My mug of morning tea is too hot to drink as I sit at my computer in my writing room, reading aloud through the piece I'm going to be reading next Friday night at BOLD Coffee and Books for the third event for Who Killed One the Gun?. I'm reading out loud to practice, to get the words of this excerpt comfortable in my mouth, because my mouth is a twelve-year-old ice skater who needs years of practice before she could ever possibly stick that double lutz. But I'm also doing a tiny bit of editing as I go. There are a couple passages in here that the audience won't understand if they haven't been reading the pages that come before.
I pause at a joke that's the last in a running gag that runs through several scenes. Nope, no one will get it. It's got to go. Fingers on the keys, I make the change and continue with my reading.
If I admit it, it feels kind of delicious to read this out loud again. Like I did throughout the writing and editing process of this book. Even making that tiny change takes me back to the way it felt when I got to tinker and play with these words. These words come clumsy out of my mouth as I read, but in my head the skater glides and twirls.

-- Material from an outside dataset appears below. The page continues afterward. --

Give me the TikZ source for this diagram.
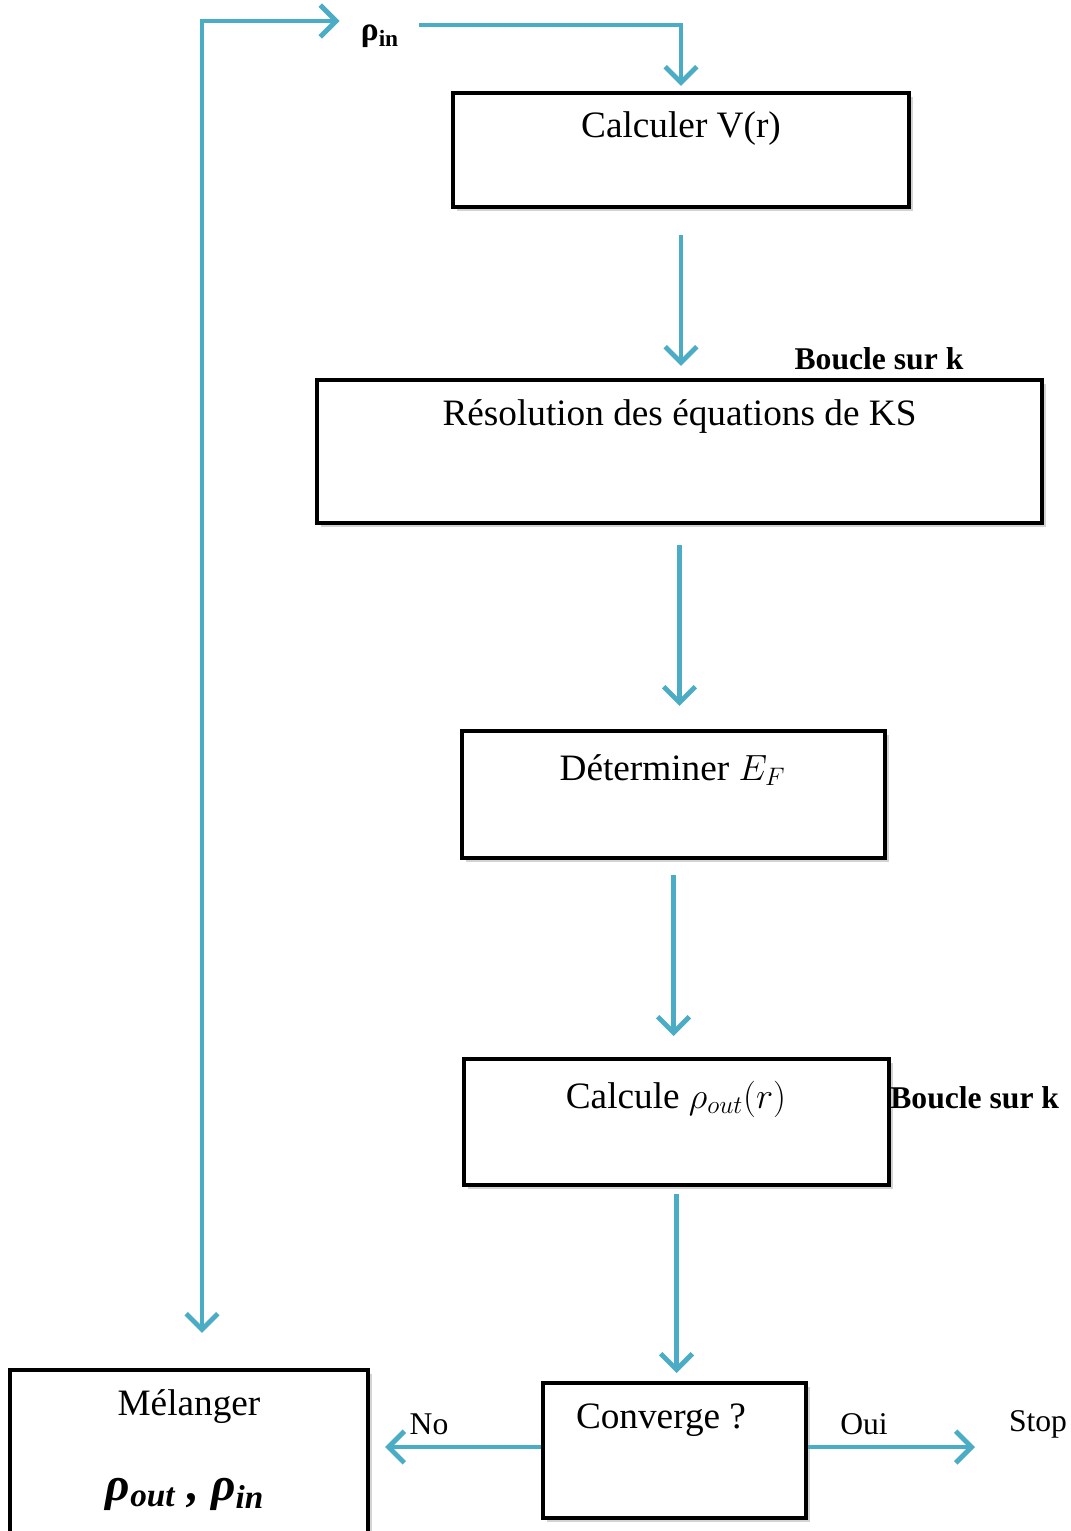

Steam curls from my mug of tea. I recite.
The preacher sweeps his eyes round his quarters like he’s making sure One the Gun is properly taking it all in. The lids are low on the preacher’s eyes, somber, his neck bobbing below the surface of the cross of his shoulders. Gun scans the bookcase, the small chest at the foot of the cot, the religious-looking clay figures decorating the short mantel above the fireplace.